Their latest album Imaginaerum doesn’t have overt songs I can point to that come specifically from certain books, as with the other albums on this list (although the last song on the album is called Song of Myself, which shares a name with a famous Walt Whitman poem, an oft-mentioned influence on the band). When they were working on the album, they described it as “a theme park, designed by Neil Gaiman, Tim Burton, and Salvidor Dali,” and indeed, the whole album feels very much like that. So does the Imaginaerum movie, which is coming out to accompany the album (the trailer for which, I have put above).

(This song isn’t from Imaginaerum, so I’m cheating a little. It is from the current tour, I really like what their new singer does with it, and it gives me goosebumps at the end. Look, this is my article, dammit…)
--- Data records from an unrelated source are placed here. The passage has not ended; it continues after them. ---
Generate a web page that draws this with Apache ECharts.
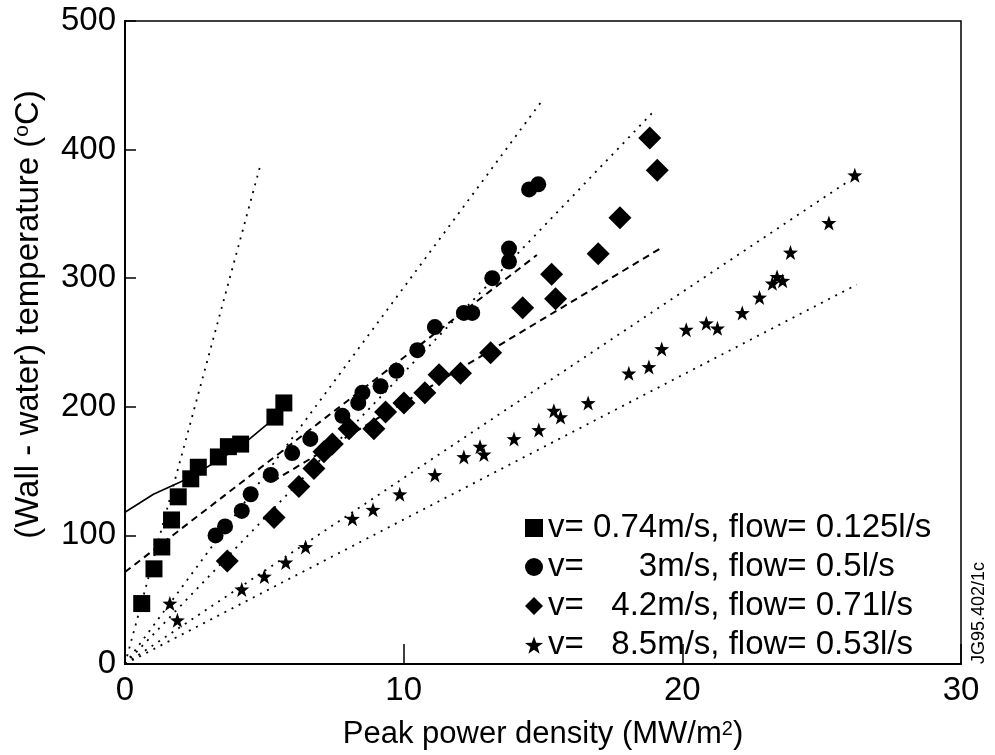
<!DOCTYPE html>
<html>
<head>
<meta charset="utf-8">
<script src="https://cdn.jsdelivr.net/npm/echarts@6/dist/echarts.min.js"></script>
<style>
  html, body { margin: 0; padding: 0; background: #fff; }
  #chart { width: 995px; height: 755px; }
</style>
</head>
<body>
<div id="chart"></div>
<script>
// measured points [power density, temperature]
var squarePts = [[0.60, 47], [1.04, 74], [1.32, 91], [1.67, 112], [1.91, 130], [2.36, 144],
  [2.63, 153], [3.35, 161], [3.71, 169], [4.15, 171], [5.38, 192], [5.70, 203]];
var circlePts = [[3.25, 100], [3.59, 107], [4.19, 119], [4.51, 132], [5.23, 147], [6.00, 164],
  [6.65, 175], [7.80, 193], [8.37, 203], [8.52, 211], [9.17, 216], [9.74, 228], [10.49, 244],
  [11.12, 262], [12.16, 273], [12.46, 273], [13.18, 300], [13.78, 313], [13.78, 323],
  [14.50, 369], [14.83, 373]];
var diamondPts = [[3.67, 80], [5.35, 114], [6.24, 138], [6.78, 152], [7.14, 165], [7.44, 171],
  [8.04, 183], [8.93, 183], [9.35, 196], [10.01, 203], [10.76, 211], [11.27, 225], [12.04, 226],
  [13.12, 242], [14.27, 277], [15.31, 303], [15.45, 284], [16.98, 319], [17.76, 347],
  [18.83, 409], [19.10, 384]];
var starPts = [[1.61, 47], [1.88, 34], [4.19, 58], [5.00, 68], [5.77, 79], [6.48, 91],
  [8.16, 113], [8.90, 120], [9.86, 132], [11.12, 147], [12.16, 161], [12.74, 169], [12.88, 163],
  [13.96, 175], [14.85, 182], [15.39, 197], [15.63, 192], [16.62, 203], [18.08, 226],
  [18.80, 231], [19.26, 245], [20.14, 260], [20.86, 265], [21.26, 261], [22.15, 273],
  [22.77, 285], [23.23, 296], [23.40, 301], [23.60, 298], [23.88, 320], [25.26, 343], [26.19, 380]];

// fitted curves
var squareFit = [[0, 118], [1.02, 132], [2.34, 145], [4.14, 169], [5.58, 195]];
var circleFit = [[0, 71.5], [14.78, 318]];
var diamondFit = [[5.3, 142], [19.2, 323]];
var dotLines = [
  [[0, 0], [4.86, 388]],
  [[0, 0], [14.93, 437]],
  [[0, 0], [19.03, 431]],
  [[0, 0], [26.0, 376]],
  [[0, 0], [26.26, 295]]
];

var names = ['v= 0.74m/s, flow= 0.125l/s', 'v=      3m/s, flow= 0.5l/s',
  'v=   4.2m/s, flow= 0.71l/s', 'v=   8.5m/s, flow= 0.53l/s'];
var xTicks = [0, 10, 20, 30];
var yTicks = [0, 100, 200, 300, 400, 500];

var FONT = 'Liberation Sans';
var starPath = 'path://M50,0 L62,34 L98,35 L69,57 L80,92 L50,71 L20,92 L31,57 L2,35 L38,34 Z';

var chart = echarts.init(document.getElementById('chart'));

var series = [
  { name: names[0], type: 'scatter', data: squarePts, symbol: 'rect', symbolSize: 17 },
  { name: names[1], type: 'scatter', data: circlePts, symbol: 'circle', symbolSize: 16 },
  { name: names[2], type: 'scatter', data: diamondPts, symbol: 'diamond', symbolSize: 23 },
  { name: names[3], type: 'scatter', data: starPts, symbol: starPath, symbolSize: 15 }
].map(function (s) {
  s.itemStyle = { color: '#000', opacity: 1 };
  s.z = 3;
  return s;
});

function fitLine(data, type, width) {
  return {
    type: 'line', data: data, showSymbol: false, silent: true, z: 2,
    lineStyle: { color: '#000', width: width, type: type }
  };
}
series.push(fitLine(squareFit, 'solid', 1.6));
series.push(fitLine(circleFit, [7, 5], 2));
series.push(fitLine(diamondFit, [7, 5], 2));
dotLines.forEach(function (d) {
  series.push(fitLine(d, [2, 6], 1.8));
});

var option = {
  animation: false,
  textStyle: { fontFamily: FONT, color: '#000' },
  grid: { left: 125, right: 34, top: 21, bottom: 78, show: true, borderColor: '#000', borderWidth: 1.5 },
  xAxis: {
    type: 'value', min: 0, max: 30, interval: 10,
    name: '{a|Peak power density (MW/m}{s|2}{a|)}',
    nameLocation: 'middle', nameGap: 55,
    nameTextStyle: {
      rich: {
        a: { fontSize: 31, fontFamily: FONT, color: '#000' },
        s: { fontSize: 20, fontFamily: FONT, color: '#000', verticalAlign: 'top' }
      }
    },
    axisLine: { lineStyle: { color: '#000', width: 2 } },
    axisTick: { inside: true, length: 20, lineStyle: { color: '#000', width: 1.5 } },
    axisLabel: {
      fontSize: 33, color: '#000', fontFamily: FONT, margin: 10,
      formatter: function (v) { return xTicks.indexOf(v) >= 0 ? String(v) : ''; }
    },
    splitLine: { show: false }
  },
  yAxis: {
    type: 'value', min: 0, max: 500, interval: 100,
    name: '{a|(Wall - water) temperature (}{s|o}{a|C)}',
    nameLocation: 'middle', nameGap: 80, nameRotate: 90,
    nameTextStyle: {
      padding: [0, 0, 0, 56],
      rich: {
        a: { fontSize: 33, fontFamily: FONT, color: '#000' },
        s: { fontSize: 21, fontFamily: FONT, color: '#000', verticalAlign: 'top' }
      }
    },
    axisLine: { lineStyle: { color: '#000', width: 2 } },
    axisTick: { inside: true, length: 11, lineStyle: { color: '#000', width: 1.5 } },
    axisLabel: {
      fontSize: 33, color: '#000', fontFamily: FONT, margin: 9,
      formatter: function (v) { return yTicks.indexOf(v) >= 0 ? String(v) : ''; }
    },
    splitLine: { show: false }
  },
  legend: {
    data: names,
    orient: 'vertical',
    left: 520, top: 505,
    itemWidth: 18, itemHeight: 18, itemGap: 3,
    selectedMode: false,
    textStyle: { fontSize: 33, fontFamily: FONT, color: '#000', lineHeight: 36 }
  },
  graphic: [{
    type: 'text', left: 970, top: 562, rotation: Math.PI / 2,
    style: { text: 'JG95.402/1c', fontSize: 18, fontFamily: FONT, fill: '#000' }
  }],
  series: series
};

chart.setOption(option);
</script>
</body>
</html>
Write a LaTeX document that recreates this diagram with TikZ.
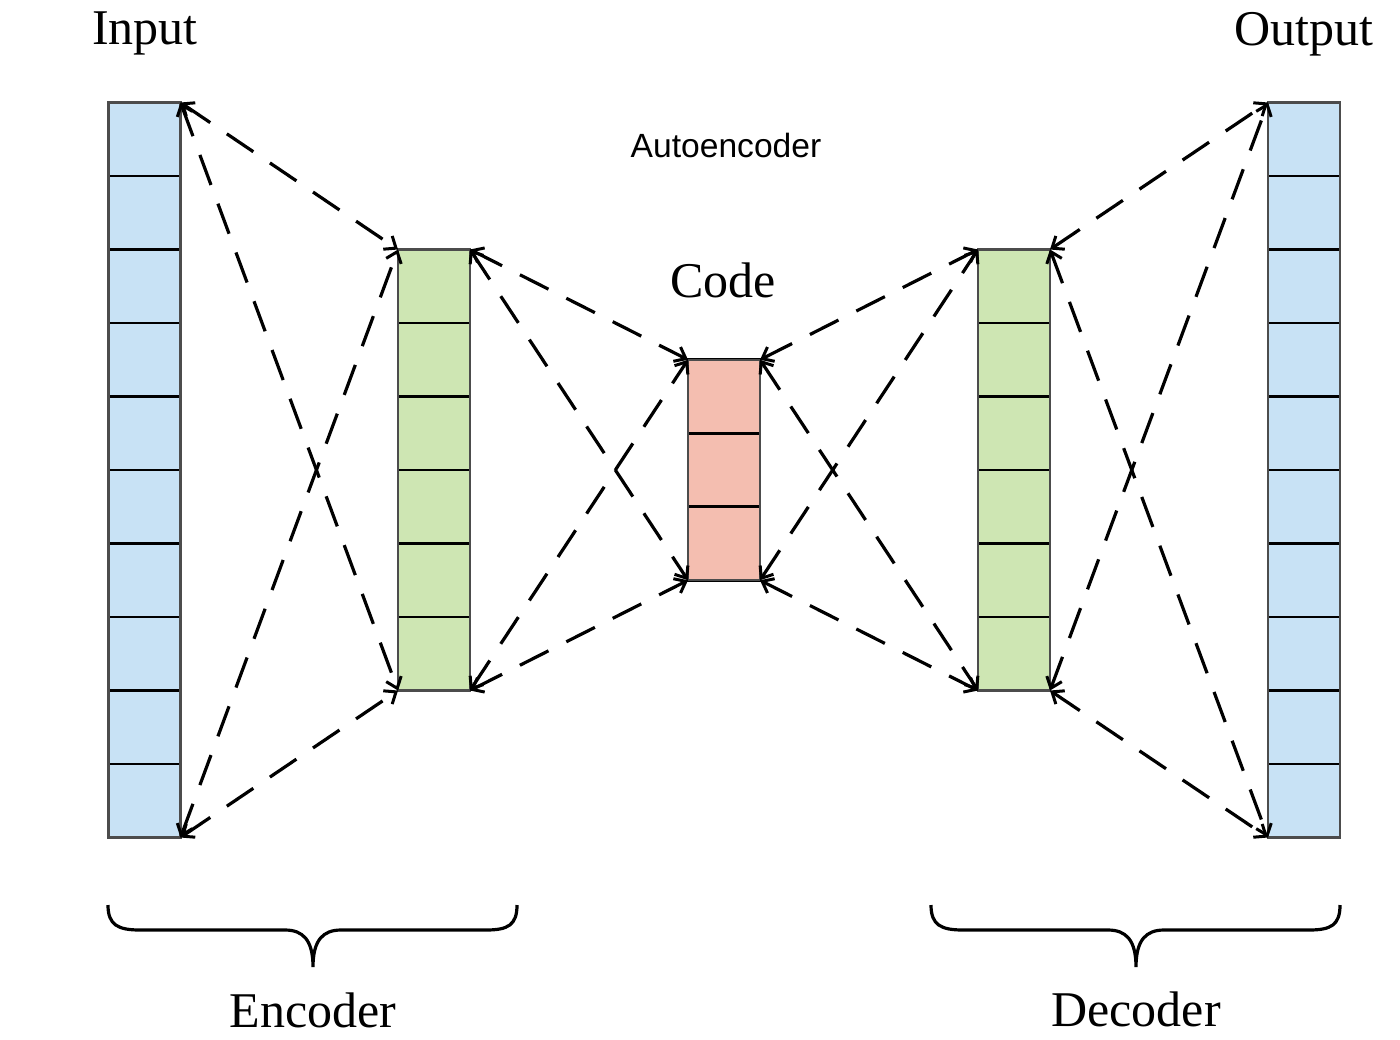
\documentclass[tikz,border=0pt]{standalone}
\usepackage{fontspec}
\setmainfont{Liberation Serif}
\setsansfont{Liberation Sans}
\usetikzlibrary{arrows.meta}
\definecolor{inblue}{RGB}{200,226,245}
\definecolor{hidgreen}{RGB}{206,230,179}
\definecolor{codepink}{RGB}{244,190,176}
\begin{document}
\begin{tikzpicture}[x=0.5pt,y=-0.5pt,
  cell/.style={draw=black, line width=1.4pt, minimum width=36pt, minimum height=36.75pt, inner sep=0pt, outer sep=0pt},
  col/.style={draw=black!70, line width=1.1pt, minimum width=36pt, inner sep=0pt, outer sep=0pt},
  link/.style={dash pattern=on 16pt off 10pt, line width=1.6pt,
    {Straight Barb[length=5pt,width=8pt,line width=1.5pt]}-{Straight Barb[length=5pt,width=8pt,line width=1.5pt]}},
  seriflabel/.style={font=\fontsize{25}{30}\selectfont, anchor=base, inner sep=0pt},
  curlybrace/.pic={
    \draw[line width=1.6pt] (-205,-62) .. controls (-205,-42) and (-195,-37) .. (-173,-37)
      -- (-28,-37) .. controls (-10,-37) and (0,-27) .. (0,0)
      .. controls (0,-27) and (10,-37) .. (28,-37) -- (173,-37)
      .. controls (195,-37) and (204,-42) .. (204,-62);
  }]
\useasboundingbox (0,0) rectangle (1400,1039);

% input column
\foreach \i in {1,...,10}
  \node[cell, fill=inblue] (in-\i) at (144.5, {102.5 + 73.5*(\i-0.5)}) {};
\node[col, minimum height=367.5pt] (in) at (144.5,470) {};
% encoder hidden
\foreach \i in {1,...,6}
  \node[cell, fill=hidgreen] (enc-\i) at (434, {249.5 + 73.5*(\i-0.5)}) {};
\node[col, minimum height=220.5pt] (enc) at (434,470) {};
% code
\foreach \i in {1,...,3}
  \node[cell, fill=codepink] (code-\i) at (724, {359.75 + 73.5*(\i-0.5)}) {};
\node[col, minimum height=110.25pt] (code) at (724,470) {};
% decoder hidden
\foreach \i in {1,...,6}
  \node[cell, fill=hidgreen] (dec-\i) at (1014, {249.5 + 73.5*(\i-0.5)}) {};
\node[col, minimum height=220.5pt] (dec) at (1014,470) {};
% output column
\foreach \i in {1,...,10}
  \node[cell, fill=inblue] (out-\i) at (1304, {102.5 + 73.5*(\i-0.5)}) {};
\node[col, minimum height=367.5pt] (out) at (1304,470) {};

% connectors
\draw[link] (in.north east) -- (enc.north west);
\draw[link] (in.north east) -- (enc.south west);
\draw[link] (in.south east) -- (enc.north west);
\draw[link] (in.south east) -- (enc.south west);
\draw[link] (enc.north east) -- (code.north west);
\draw[link] (enc.north east) -- (code.south west);
\draw[link] (enc.south east) -- (code.north west);
\draw[link] (enc.south east) -- (code.south west);
\draw[link] (code.north east) -- (dec.north west);
\draw[link] (code.north east) -- (dec.south west);
\draw[link] (code.south east) -- (dec.north west);
\draw[link] (code.south east) -- (dec.south west);
\draw[link] (dec.north east) -- (out.north west);
\draw[link] (dec.north east) -- (out.south west);
\draw[link] (dec.south east) -- (out.north west);
\draw[link] (dec.south east) -- (out.south west);

% labels
\node[seriflabel] (lin) at (145,44) {Input};
\node[seriflabel] (lout) at (1304,45) {Output};
\node[font=\sffamily\fontsize{16.8}{20}\selectfont, anchor=base, inner sep=0pt] (ltitle) at (726,157) {Autoencoder};
\node[seriflabel] (lcode) at (723,297) {Code};
\node[seriflabel] (lenc) at (313,1027) {Encoder};
\node[seriflabel] (ldec) at (1136,1026) {Decoder};

% braces
\pic at (313,967) {curlybrace};
\pic at (1136,967) {curlybrace};
\end{tikzpicture}
\end{document}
RHAPSODY: The Magic of the Wizard’s Dream

https://www.youtube.com/watch?v=Z93SdirnzTw

This song is so cheesy. Oh man, is it cheesy. I mean, the cheese starts in the title and goes on from there. But, look, it’s a heavy metal ballad song featuring guest vocals from Christopher Lee. And Christopher Lee played Saruman in The Lord of the Rings movies which were based on books which is definitely why I’ve put it on this list. I haven’t just done it because it’s wonderfully dorky and I want everyone to see it.

(I started out watching it to laugh at it. But I’ve come back to it so many times, I suppose I have to admit I like it, dorkiness and all. I’m not ashamed.)

There you have it. A small glimpse of heavy-metal with bookish leanings. I didn’t even scratch on all the bands who have pulled from The Lord of the Rings (and I mean besides a member of the cast). Remember, listening to any of these songs is equal to reading one whole book. Tell your teachers.